Фотография и объект
Человеческая коробка сравнима может быть с фотографической камерой; западет этак в нее мельком виденный предмет, а после и вылезет безо всяких на то с вашей стороны содействий.
Ю. Юркун
В 1970–1990-х годах материалом для выставок современного искусства служат, как правило, инсталляции, состоящие в большинстве своем из объектов, фотографий, разного рода слайдовых/видеопроекций, живописи, основанной на «переработке» фотообразов. Тенденция выдвижения фотографии и объекта на первый план художественных выставок достигла экстремума на юбилейном Венецианском биеннале 1995 года.
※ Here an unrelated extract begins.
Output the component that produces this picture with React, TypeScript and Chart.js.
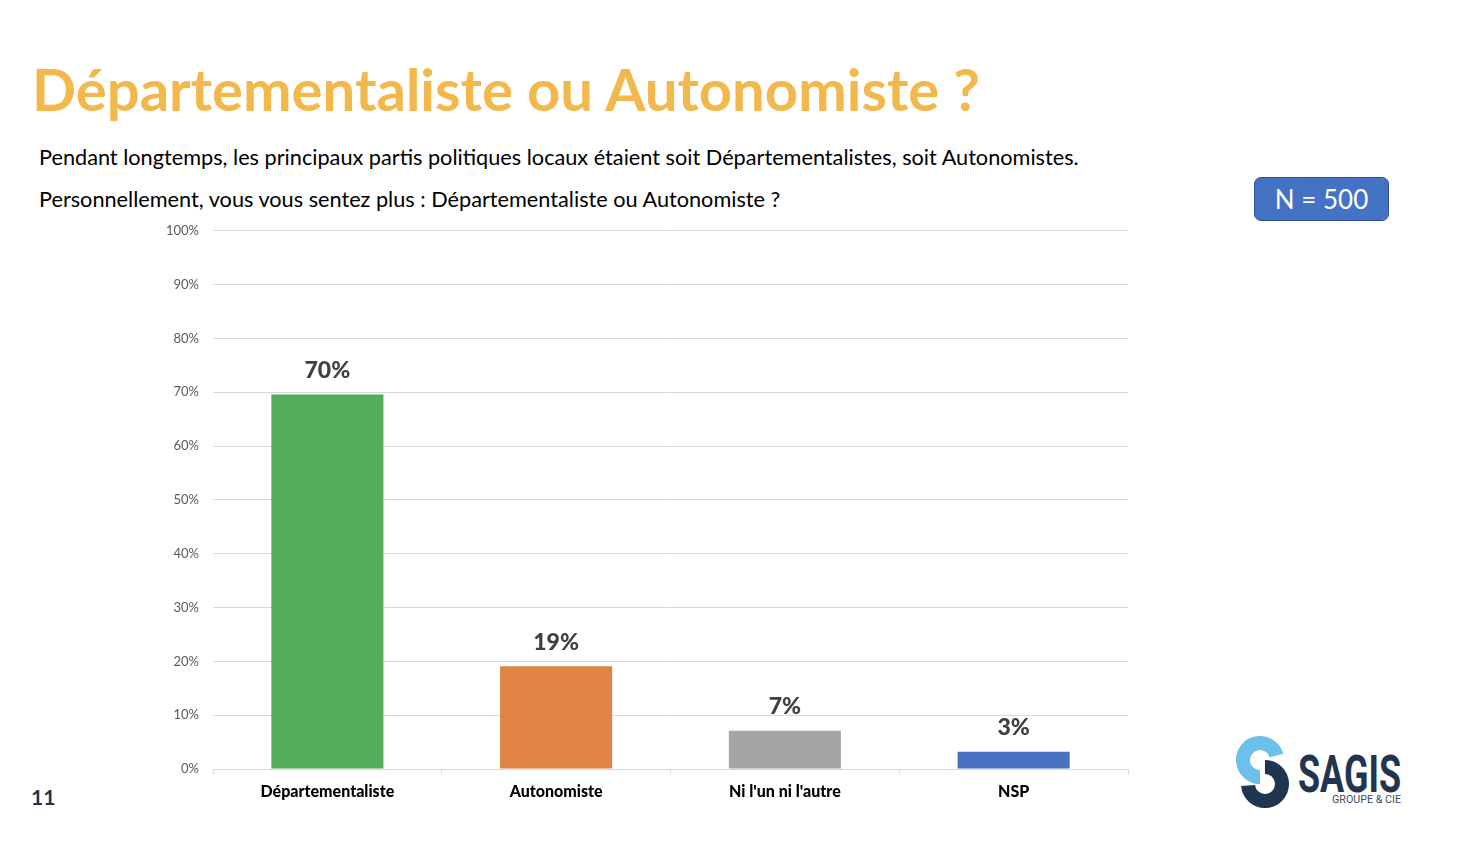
import React, { useEffect, useRef } from "react";
import { Chart, registerables } from "chart.js";

Chart.register(...registerables);

const categories = ["Départementaliste", "Autonomiste", "Ni l'un ni l'autre", "NSP"];
const values = [69.6, 19.1, 7.1, 3.2];
const valueLabels = ["70%", "19%", "7%", "3%"];
const barColors = ["#52ae5d", "#df8443", "#a5a5a5", "#4b72c2"];
const yTicks = [0, 10, 20, 30, 40, 50, 60, 70, 80, 90, 100];

const FONT = "Lato, 'Open Sans', sans-serif";

const valueLabelPlugin = {
  id: "valueLabels",
  afterDatasetsDraw(chart: any) {
    const ctx = chart.ctx;
    const meta = chart.getDatasetMeta(0);
    ctx.save();
    ctx.font = `900 23px ${FONT}`;
    ctx.fillStyle = "#404040";
    ctx.textAlign = "center";
    ctx.textBaseline = "middle";
    meta.data.forEach((bar: any, i: number) => {
      ctx.fillText(valueLabels[i], bar.x, bar.y - 24);
    });
    ctx.restore();
  },
};

function BarChart() {
  const ref = useRef<HTMLCanvasElement | null>(null);
  useEffect(() => {
    if (!ref.current) return;
    const chart = new Chart(ref.current, {
      type: "bar",
      data: {
        labels: categories,
        datasets: [
          {
            data: values,
            backgroundColor: barColors,
            barPercentage: 0.49,
            categoryPercentage: 1,
          },
        ],
      },
      options: {
        animation: false,
        responsive: false,
        maintainAspectRatio: false,
        layout: { padding: { top: 9, right: 12, left: 0, bottom: 0 } },
        plugins: { legend: { display: false }, tooltip: { enabled: false } },
        scales: {
          y: {
            min: 0,
            max: 100,
            afterFit(scale: any) {
              scale.width = 73;
            },
            afterBuildTicks(scale: any) {
              scale.ticks = yTicks.map((v) => ({ value: v }));
            },
            ticks: {
              padding: 14,
              color: "#595959",
              font: { family: FONT, size: 13 },
              callback: (v: any) => `${v}%`,
            },
            grid: { color: "#d9d9d9", lineWidth: 1, drawTicks: false },
            border: { display: false },
          },
          x: {
            afterFit(scale: any) {
              scale.height = 46;
            },
            ticks: {
              padding: 8,
              color: "#000000",
              font: { family: FONT, size: 16, weight: "900" },
            },
            grid: {
              display: true,
              drawOnChartArea: false,
              drawTicks: true,
              tickLength: 5,
              color: "#d9d9d9",
              offset: true,
            },
            border: { display: true, color: "#d9d9d9" },
          },
        },
      },
      plugins: [valueLabelPlugin],
    });
    return () => chart.destroy();
  }, []);
  return (
    <canvas
      ref={ref}
      width={1000}
      height={606}
      style={{ position: "absolute", left: 140, top: 209, width: 1000, height: 606 }}
    />
  );
}

function Logo() {
  return (
    <svg
      width={190}
      height={90}
      viewBox="0 0 190 90"
      style={{ position: "absolute", left: 1226, top: 728 }}
    >
      <path
        d="M 50.4 27.6 A 17 17 0 1 0 34 49"
        fill="none"
        stroke="#6cc0ec"
        strokeWidth={14}
      />
      <path
        d="M 39 39 A 17 17 0 1 1 22.06 57.5"
        fill="none"
        stroke="#1f3550"
        strokeWidth={14}
      />
      <text
        x={72}
        y={64}
        textLength={103}
        lengthAdjust="spacingAndGlyphs"
        fill="#1f3550"
        style={{ font: "bold 52px Roboto, sans-serif" }}
      >
        SAGIS
      </text>
      <text
        x={106}
        y={75}
        textLength={69}
        lengthAdjust="spacingAndGlyphs"
        fill="#3c4d63"
        style={{ font: "10px Roboto, sans-serif" }}
      >
        GROUPE &amp; CIE
      </text>
    </svg>
  );
}

export default function App() {
  return (
    <div
      style={{
        position: "fixed",
        left: 0,
        top: 0,
        width: 1468,
        height: 856,
        background: "#ffffff",
        fontFamily: FONT,
        overflow: "hidden",
      }}
    >
      <div
        style={{
          position: "absolute",
          left: 32,
          top: 54,
          fontSize: 58,
          fontWeight: "bold",
          color: "#f2b84b",
          whiteSpace: "nowrap",
          lineHeight: "70px",
        }}
      >
        Départementaliste ou Autonomiste ?
      </div>
      <div
        style={{
          position: "absolute",
          left: 39,
          top: 144,
          fontSize: 21.7,
          color: "#000",
          whiteSpace: "nowrap",
          lineHeight: "26px",
        }}
      >
        Pendant longtemps, les principaux partis politiques locaux étaient soit Départementalistes, soit Autonomistes.
      </div>
      <div
        style={{
          position: "absolute",
          left: 39,
          top: 186,
          fontSize: 21.7,
          color: "#000",
          whiteSpace: "nowrap",
          lineHeight: "26px",
        }}
      >
        Personnellement, vous vous sentez plus : Départementaliste ou Autonomiste ?
      </div>
      <div
        style={{
          position: "absolute",
          left: 1254,
          top: 177,
          width: 135,
          height: 44,
          boxSizing: "border-box",
          background: "#4472c4",
          border: "1.5px solid #2f528f",
          borderRadius: 7,
          color: "#fff",
          fontSize: 26,
          display: "flex",
          alignItems: "center",
          justifyContent: "center",
        }}
      >
        N = 500
      </div>
      <BarChart />
      <div
        style={{
          position: "absolute",
          left: 31,
          top: 784,
          fontSize: 21,
          fontWeight: "bold",
          color: "#1f3550",
          lineHeight: "26px",
        }}
      >
        11
      </div>
      <Logo />
    </div>
  );
}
Символическая природа искусства здесь совершенно уступила зеркальной природе фотографии, которая не случайно именно накануне 1970-х – в 1967 году – стала образом нового чувства реальности в фильме Микеланджело Антониони «Фотоувеличение» («Blow Up»). Основная экспозиция, посвященная мутациям человека и человечности в модернизме и постмодернизме и названная «Идентичность и инаковость»[369], состояла из сотен и сотен объектов, фотокарточек, материальных остатков «лучевого» искусства с вкраплениями шедевров живописи и скульптуры, которые благодаря контексту также становились не-произведениями, манифестациями той или иной особенности восприятия, культурной адаптации технического открытия или психического сдвига. Благодаря переизбытку документальных фотографий и фотообъектов эта художественная выставка превратилась в грандиозный архив улик и вещественных свидетельств о производстве культуры за последние сто лет.
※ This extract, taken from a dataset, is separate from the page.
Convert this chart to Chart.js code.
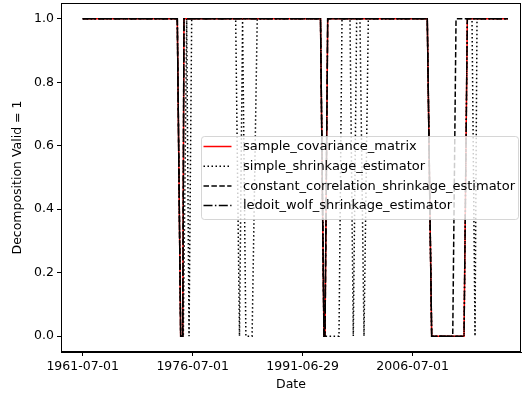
<!DOCTYPE html>
<html>
<head>
<meta charset="utf-8">
<script src="https://cdn.jsdelivr.net/npm/chart.js@4.4.1/dist/chart.umd.min.js"></script>
<style>
    html, body { margin: 0; padding: 0; background: #ffffff; }
    canvas { display: block; }
</style>
</head>
<body>
<canvas id="validChart" width="522" height="396"></canvas>
<script>
// ---------- data (dates as fractional years) ----------
const seriesNames = [
    "sample_covariance_matrix",
    "simple_shrinkage_estimator",
    "constant_correlation_shrinkage_estimator",
    "ledoit_wolf_shrinkage_estimator"
];

const sampleX = [1961.5, 1974.4, 1974.86, 1975.14, 1975.31, 1993.93, 1994.4, 1994.54, 1994.91, 2008.49, 2009.09, 2013.5, 2013.95, 2019.5];
const sampleY = [1, 1, 0, 0, 1, 1, 0, 0, 1, 1, 0, 0, 1, 1];

const simpleX = [1961.5, 1974.4, 1974.86, 1975.22, 1975.68, 1976.0, 1976.36, 1982.36, 1982.88, 1983.3, 1983.75, 1984.6, 1985.3,
    1993.93, 1994.4, 1996.45, 1996.86, 1997.95, 1998.4, 1998.86, 1999.31, 1999.86, 2000.45,
    2008.49, 2009.09, 2013.5, 2013.95, 2014.59, 2015.0, 2015.27, 2019.5];
const simpleY = [1, 1, 0, 0, 1, 0, 1, 1, 0, 1, 0, 0, 1,
    1, 0, 0, 1, 1, 0, 1, 1, 0, 1,
    1, 0, 0, 1, 1, 0, 1, 1];

const constantX = [1961.5, 1974.4, 1974.86, 1975.14, 1975.31, 1993.93, 1994.4, 1994.54, 1994.91, 2008.49, 2009.09, 2011.96, 2012.41, 2019.5];
const constantY = [1, 1, 0, 0, 1, 1, 0, 0, 1, 1, 0, 0, 1, 1];

const ledoitX = [1961.5, 1974.4, 1974.86, 1975.14, 1975.31, 1993.93, 1994.4, 1994.54, 1994.91, 2008.49, 2009.09, 2013.5, 2013.95, 2019.5];
const ledoitY = [1, 1, 0, 0, 1, 1, 0, 0, 1, 1, 0, 0, 1, 1];

const xTickValues = [1961.5, 1976.5, 1991.49, 2006.5];
const xTickLabels = ["1961-07-01", "1976-07-01", "1991-06-29", "2006-07-01"];
const yTickValues = [0, 0.2, 0.4, 0.6, 0.8, 1.0];

const FONT = "DejaVu Sans";

function toPoints(xs, ys) {
    return xs.map((x, i) => ({ x: x, y: ys[i] }));
}

// ---------- plugins ----------
const frameBox = {
    id: "frameBox",
    afterDatasetsDraw(chart) {
        const a = chart.chartArea;
        const ctx = chart.ctx;
        ctx.save();
        ctx.strokeStyle = "#000000";
        ctx.lineWidth = 1;
        ctx.strokeRect(Math.round(a.left) + 0.5, Math.round(a.top) + 0.5,
            Math.round(a.right - a.left) - 1, Math.round(a.bottom - a.top) - 1);
        ctx.restore();
    }
};

const boxLegend = {
    id: "boxLegend",
    afterDraw(chart) {
        const ctx = chart.ctx;
        const x0 = 201.5, y0 = 136.5, w = 317, h = 83, r = 3;
        ctx.save();
        ctx.beginPath();
        ctx.roundRect(x0, y0, w, h, r);
        ctx.fillStyle = "rgba(255,255,255,0.8)";
        ctx.fill();
        ctx.strokeStyle = "rgba(204,204,204,0.8)";
        ctx.lineWidth = 1;
        ctx.stroke();

        ctx.font = "13px '" + FONT + "'";
        ctx.textBaseline = "middle";
        chart.data.datasets.forEach((ds, i) => {
            const y = 146.5 + i * 19.7;
            ctx.beginPath();
            ctx.setLineDash(ds.borderDash || []);
            ctx.strokeStyle = ds.borderColor;
            ctx.lineWidth = ds.borderWidth;
            ctx.moveTo(203.5, y);
            ctx.lineTo(231.5, y);
            ctx.stroke();
            ctx.setLineDash([]);
            ctx.fillStyle = "#000000";
            ctx.fillText(ds.label, 243, y + 0.5);
        });
        ctx.restore();
    }
};

// ---------- chart ----------
const chart = new Chart(document.getElementById("validChart"), {
    type: "line",
    data: {
        datasets: [
            {
                label: seriesNames[0],
                data: toPoints(sampleX, sampleY),
                borderColor: "#ff0000",
                borderWidth: 1.5,
                order: 3
            },
            {
                label: seriesNames[1],
                data: toPoints(simpleX, simpleY),
                borderColor: "#000000",
                borderWidth: 1.5,
                borderDash: [1.5, 2.5],
                order: 2
            },
            {
                label: seriesNames[2],
                data: toPoints(constantX, constantY),
                borderColor: "#000000",
                borderWidth: 1.5,
                borderDash: [5.5, 2.4],
                order: 1
            },
            {
                label: seriesNames[3],
                data: toPoints(ledoitX, ledoitY),
                borderColor: "#000000",
                borderWidth: 1.5,
                borderDash: [9, 2.4, 1.5, 2.4],
                order: 0
            }
        ]
    },
    options: {
        responsive: false,
        animation: false,
        layout: {
            padding: { top: 3, right: 1, left: 0, bottom: 0 }
        },
        elements: {
            point: { radius: 0 },
            line: { tension: 0, fill: false }
        },
        plugins: {
            legend: { display: false },
            tooltip: { enabled: false }
        },
        scales: {
            x: {
                type: "linear",
                min: 1958.54,
                max: 2021.27,
                afterBuildTicks(scale) {
                    scale.ticks = xTickValues.map(v => ({ value: v }));
                },
                afterFit(scale) {
                    scale.height = 44;
                    scale.paddingLeft = 0;
                    scale.paddingRight = 0;
                },
                ticks: {
                    autoSkip: false,
                    maxRotation: 0,
                    padding: 3,
                    color: "#000000",
                    font: { family: FONT, size: 12.5 },
                    callback: (value, index) => xTickLabels[index]
                },
                grid: {
                    drawOnChartArea: false,
                    drawTicks: true,
                    tickLength: 4,
                    color: "#000000"
                },
                border: { display: true, color: "#000000", width: 1 },
                title: {
                    display: true,
                    text: "Date",
                    color: "#000000",
                    font: { family: FONT, size: 12.5 },
                    padding: { top: 0, bottom: 3.5 }
                }
            },
            y: {
                min: -0.05,
                max: 1.05,
                afterBuildTicks(scale) {
                    scale.ticks = yTickValues.map(v => ({ value: v }));
                },
                afterFit(scale) {
                    scale.width = 61;
                    scale.paddingTop = 0;
                    scale.paddingBottom = 0;
                },
                ticks: {
                    padding: 3,
                    color: "#000000",
                    font: { family: FONT, size: 12.5 },
                    callback: value => value.toFixed(1)
                },
                grid: {
                    drawOnChartArea: false,
                    drawTicks: true,
                    tickLength: 4,
                    color: "#000000"
                },
                border: { display: true, color: "#000000", width: 1 },
                title: {
                    display: true,
                    text: "Decomposition Valid = 1",
                    color: "#000000",
                    font: { family: FONT, size: 12.5 },
                    padding: { top: 10.5, bottom: 0 }
                }
            }
        }
    },
    plugins: [frameBox, boxLegend]
});
</script>
</body>
</html>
Мир зрительных образов с 1895 по 1995 год трансформировался в собрание самых разных отпечатков самой разной реальности: системы классификации по отпечаткам пальцев, введенной А. Бертильоном и проиллюстрированной среди прочих отпечатками пальцев и фотографиями членов семьи Бертильона; «отпечатков» характера и психических особенностей в фотоиллюстрациях к физиогномике Ломброзо[370]; отпечатков вещей и листьев в райограммах Мэна Рэя. Этим отпечаткам-уликам, или свидетельствам, сопутствовал отдельный мир объектов искусства как научных препаратов (например, моделей рук и ног работы Родена).
Визуальный ряд сопровождался текстами каталога, которые описывали позитивизм и мистику протеистического XIX века, взаимоналожение технологии и магических верований. Фотопроблематика здесь автоматически проецировалась на дохудожественную первобытную практику искусства как «магического накопления жизни в объектах»[371], что в современных условиях соответствует описанной Хайдеггером тенденции индустриального «припасения реальности»[372].
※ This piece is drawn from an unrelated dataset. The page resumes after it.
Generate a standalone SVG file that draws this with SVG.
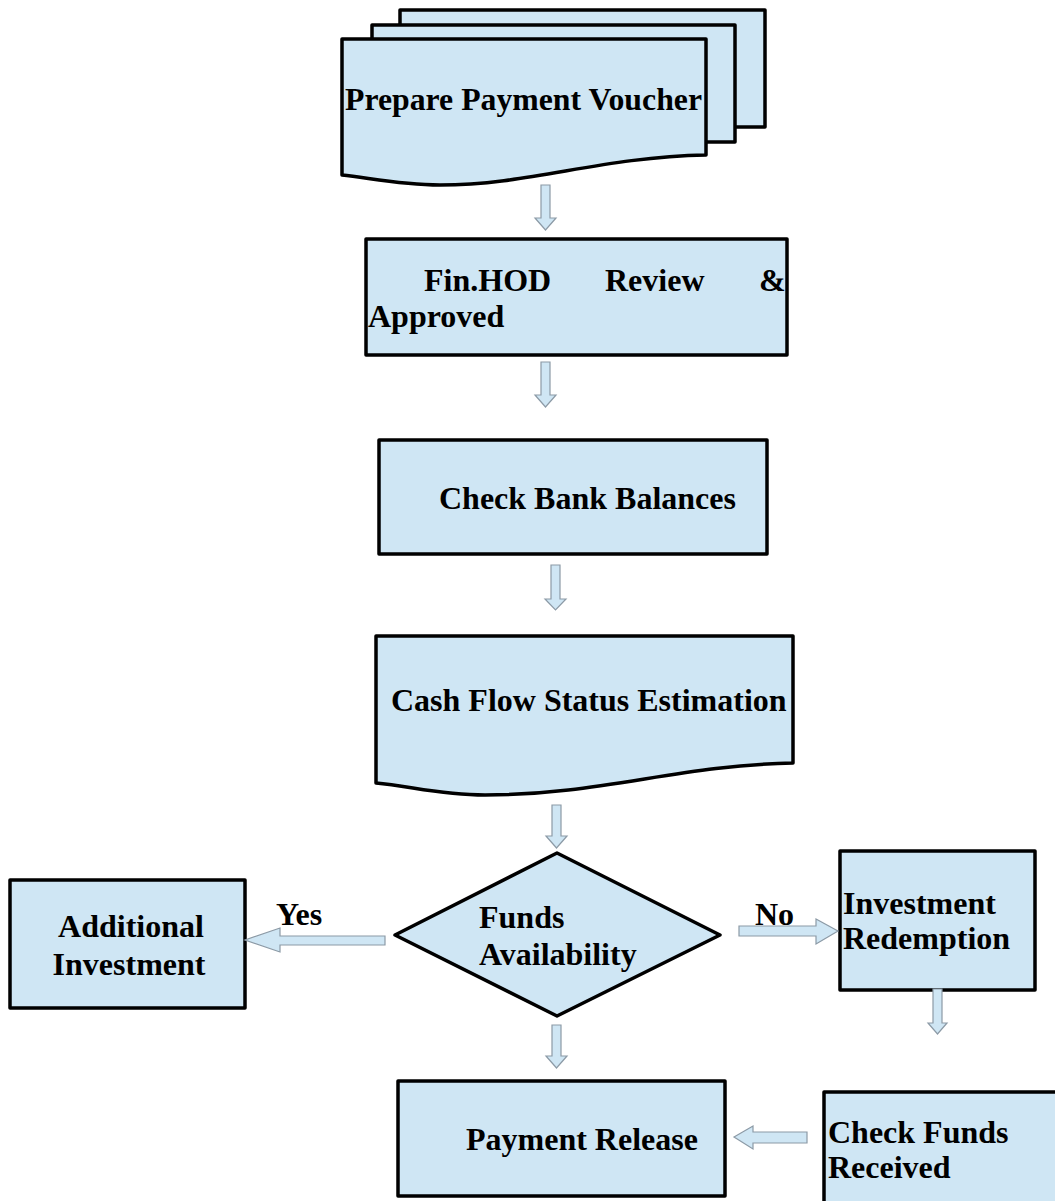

Роль фотографии как легитимного заместителя человека и образа его психической реальности, то есть как наиболее адекватного средства антропометрии, никогда еще не была представлена с такой навязчивой откровенностью и предельным функциональным расширением. Вероятно, куратор юбилейной выставки Жан Клер сознательно предпочел именно такой путь развития сюжета о современном искусстве. В предисловии к каталогу он уделил гораздо меньше внимания собственно художественному развитию ста лет венецианских бьеннале, чем тому, что случилось в течение одного 1895 года – года рождения этой выставочной традиции. В этом году произошли события, по его мнению, решающие для культуры XX века. Стоит заметить, что только одно из них – изобретение движущегося образа, сделанное братьями Люмьер благодаря наблюдению за работой швейной машинки матери, впрямую связано с искусством. Остальные события – это изобретение В.-К. Рентгена, радиотелефон Д. Маркони, техника фоторепродукции (которая впервые была использована для иллюстрации атласа по истерии, изданного лечебницей Сальпетриер, где работал Ж.-М. Шарко), и начало психоанализа (работа З. Фрейда «Изучении истерии»). Проблемы искусства XX века, таким образом, замещаются проблемами развития множительных техник, передачи и контроля над информацией и, главное, научного исследования человеческого организма и психики с целью их нормализации, усреднения. Имея в виду фотодокументацию изучения психических патологий, Жан Клер писал, что «материал научных музеев конца XIX века для искусства модернизма представлял собой то же самое, что реликвии из римских раскопок – для эпохи Возрождения»[373]. «Идентичность и инаковость» в результате оказалась, по мнению одних, вполне архаической реставрацией, по мнению же других, тонкой стилизацией научных музеев, которые консервировали дух кунсткамер в программах Просвещения.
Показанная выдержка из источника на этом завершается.